**WORK TO DO**
Report the total number of lines that include the string "recreates", without any other text.

**RAW DATA**
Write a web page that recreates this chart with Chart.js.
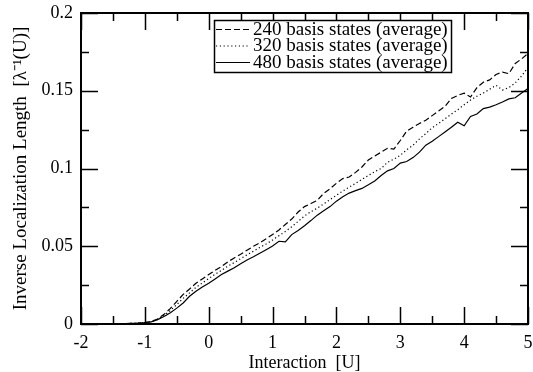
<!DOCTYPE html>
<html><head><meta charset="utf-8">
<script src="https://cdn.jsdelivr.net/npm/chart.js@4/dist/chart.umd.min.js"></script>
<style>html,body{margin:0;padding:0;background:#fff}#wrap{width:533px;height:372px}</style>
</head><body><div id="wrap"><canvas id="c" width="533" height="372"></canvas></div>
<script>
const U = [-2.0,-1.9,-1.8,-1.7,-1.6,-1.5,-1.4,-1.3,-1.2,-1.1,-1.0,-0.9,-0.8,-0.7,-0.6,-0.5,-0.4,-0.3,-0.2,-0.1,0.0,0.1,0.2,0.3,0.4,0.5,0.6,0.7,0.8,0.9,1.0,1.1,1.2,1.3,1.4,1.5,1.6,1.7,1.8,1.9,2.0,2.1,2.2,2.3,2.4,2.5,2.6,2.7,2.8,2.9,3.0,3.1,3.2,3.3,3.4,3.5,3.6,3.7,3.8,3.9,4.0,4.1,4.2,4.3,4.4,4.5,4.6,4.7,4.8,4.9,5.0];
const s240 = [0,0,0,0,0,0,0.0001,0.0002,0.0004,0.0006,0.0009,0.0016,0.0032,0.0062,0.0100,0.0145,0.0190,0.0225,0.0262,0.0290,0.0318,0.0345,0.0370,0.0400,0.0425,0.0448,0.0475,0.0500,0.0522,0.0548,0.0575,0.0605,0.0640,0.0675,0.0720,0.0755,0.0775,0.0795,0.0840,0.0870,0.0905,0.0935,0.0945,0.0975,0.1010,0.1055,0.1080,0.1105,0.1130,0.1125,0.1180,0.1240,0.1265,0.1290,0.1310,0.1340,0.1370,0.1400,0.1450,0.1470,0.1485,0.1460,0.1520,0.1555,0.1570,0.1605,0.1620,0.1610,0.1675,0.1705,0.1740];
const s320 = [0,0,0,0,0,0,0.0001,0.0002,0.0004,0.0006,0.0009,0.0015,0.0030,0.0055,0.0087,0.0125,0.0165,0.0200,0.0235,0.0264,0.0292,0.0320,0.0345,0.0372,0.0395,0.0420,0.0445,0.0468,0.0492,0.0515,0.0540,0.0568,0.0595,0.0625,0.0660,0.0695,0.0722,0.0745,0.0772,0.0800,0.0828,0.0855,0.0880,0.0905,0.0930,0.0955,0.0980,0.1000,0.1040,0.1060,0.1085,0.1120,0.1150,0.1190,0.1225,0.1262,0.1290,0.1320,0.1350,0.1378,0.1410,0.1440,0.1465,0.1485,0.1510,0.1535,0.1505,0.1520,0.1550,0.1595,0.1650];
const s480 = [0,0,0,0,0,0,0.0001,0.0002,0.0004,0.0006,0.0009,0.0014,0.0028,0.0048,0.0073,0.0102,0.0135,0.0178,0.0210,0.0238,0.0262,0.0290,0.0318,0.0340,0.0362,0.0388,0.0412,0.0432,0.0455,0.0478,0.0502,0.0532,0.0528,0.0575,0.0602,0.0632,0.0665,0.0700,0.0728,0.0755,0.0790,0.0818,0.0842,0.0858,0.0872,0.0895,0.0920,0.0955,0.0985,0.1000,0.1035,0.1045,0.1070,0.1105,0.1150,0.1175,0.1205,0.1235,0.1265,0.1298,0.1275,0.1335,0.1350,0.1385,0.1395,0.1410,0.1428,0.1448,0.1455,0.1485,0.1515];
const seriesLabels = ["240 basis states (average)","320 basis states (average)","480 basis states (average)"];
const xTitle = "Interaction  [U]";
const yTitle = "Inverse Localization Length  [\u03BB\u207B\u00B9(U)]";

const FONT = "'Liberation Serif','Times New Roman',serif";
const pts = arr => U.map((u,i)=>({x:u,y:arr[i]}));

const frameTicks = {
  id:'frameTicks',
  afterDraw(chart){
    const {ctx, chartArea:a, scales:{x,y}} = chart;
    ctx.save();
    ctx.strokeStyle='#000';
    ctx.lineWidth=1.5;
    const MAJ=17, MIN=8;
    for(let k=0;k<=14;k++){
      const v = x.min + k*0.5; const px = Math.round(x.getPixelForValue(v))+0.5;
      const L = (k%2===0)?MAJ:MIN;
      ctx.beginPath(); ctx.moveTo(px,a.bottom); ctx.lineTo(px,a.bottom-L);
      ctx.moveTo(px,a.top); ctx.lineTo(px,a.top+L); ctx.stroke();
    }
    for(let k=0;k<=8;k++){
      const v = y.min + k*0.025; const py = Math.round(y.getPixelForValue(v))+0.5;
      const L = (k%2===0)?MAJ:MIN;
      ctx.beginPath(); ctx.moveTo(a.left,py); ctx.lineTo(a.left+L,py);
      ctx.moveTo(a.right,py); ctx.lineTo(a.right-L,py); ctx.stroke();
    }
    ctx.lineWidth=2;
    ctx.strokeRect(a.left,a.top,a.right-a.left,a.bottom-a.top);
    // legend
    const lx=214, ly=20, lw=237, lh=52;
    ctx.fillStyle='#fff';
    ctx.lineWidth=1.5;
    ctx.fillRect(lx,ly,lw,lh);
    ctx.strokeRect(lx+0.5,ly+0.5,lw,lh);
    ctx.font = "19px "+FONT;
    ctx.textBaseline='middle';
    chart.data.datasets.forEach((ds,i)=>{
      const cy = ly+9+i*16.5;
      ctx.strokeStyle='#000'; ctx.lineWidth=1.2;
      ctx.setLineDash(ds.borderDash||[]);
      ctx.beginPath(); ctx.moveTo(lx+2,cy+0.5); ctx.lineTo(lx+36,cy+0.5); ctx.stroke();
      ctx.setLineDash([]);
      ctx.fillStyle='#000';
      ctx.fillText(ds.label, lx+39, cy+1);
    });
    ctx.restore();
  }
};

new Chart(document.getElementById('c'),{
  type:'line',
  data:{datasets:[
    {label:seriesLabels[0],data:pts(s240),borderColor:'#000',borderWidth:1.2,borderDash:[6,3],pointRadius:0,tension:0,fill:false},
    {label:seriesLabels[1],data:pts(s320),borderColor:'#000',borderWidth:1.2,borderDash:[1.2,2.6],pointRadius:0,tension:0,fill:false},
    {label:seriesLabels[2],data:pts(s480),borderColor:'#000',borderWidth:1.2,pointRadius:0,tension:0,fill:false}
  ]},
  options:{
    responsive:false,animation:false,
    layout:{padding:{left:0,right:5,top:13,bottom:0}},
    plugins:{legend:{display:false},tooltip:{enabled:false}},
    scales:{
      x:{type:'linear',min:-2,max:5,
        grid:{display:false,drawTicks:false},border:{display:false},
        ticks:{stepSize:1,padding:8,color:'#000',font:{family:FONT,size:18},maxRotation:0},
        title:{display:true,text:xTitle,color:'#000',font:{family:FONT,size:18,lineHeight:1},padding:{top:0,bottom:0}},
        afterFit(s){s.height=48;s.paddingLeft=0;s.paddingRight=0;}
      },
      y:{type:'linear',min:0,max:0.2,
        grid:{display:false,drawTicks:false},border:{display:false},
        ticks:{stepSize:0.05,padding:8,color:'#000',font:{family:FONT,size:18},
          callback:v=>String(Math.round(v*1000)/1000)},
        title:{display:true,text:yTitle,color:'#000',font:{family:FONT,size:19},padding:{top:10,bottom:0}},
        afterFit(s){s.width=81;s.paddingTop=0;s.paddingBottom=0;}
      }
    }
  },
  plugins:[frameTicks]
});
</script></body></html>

==

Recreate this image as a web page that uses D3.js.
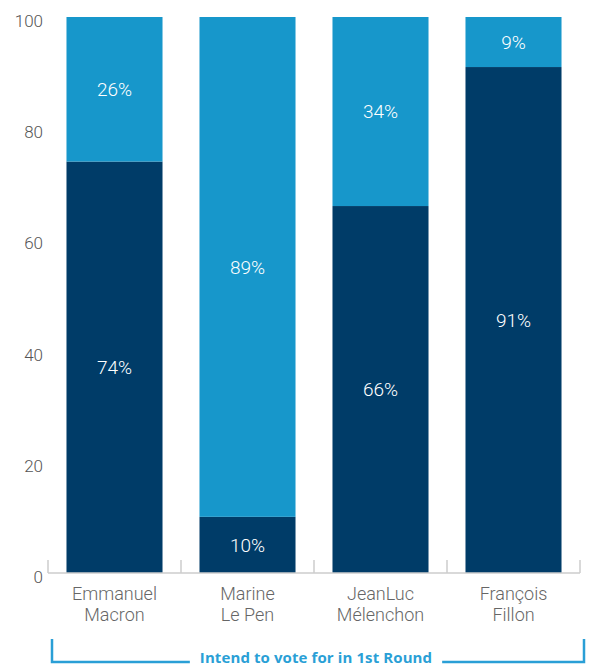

* * *

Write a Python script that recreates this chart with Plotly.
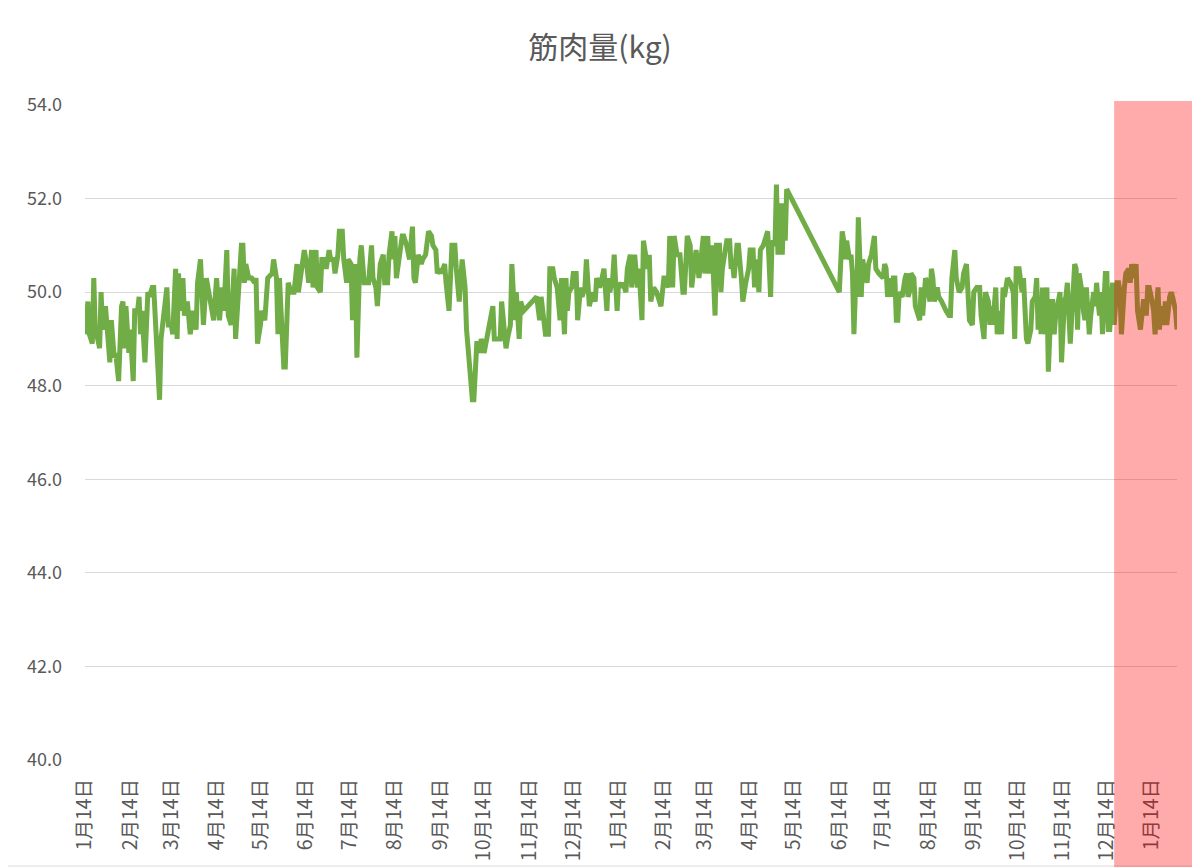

**THE COMPLETED TASK**
2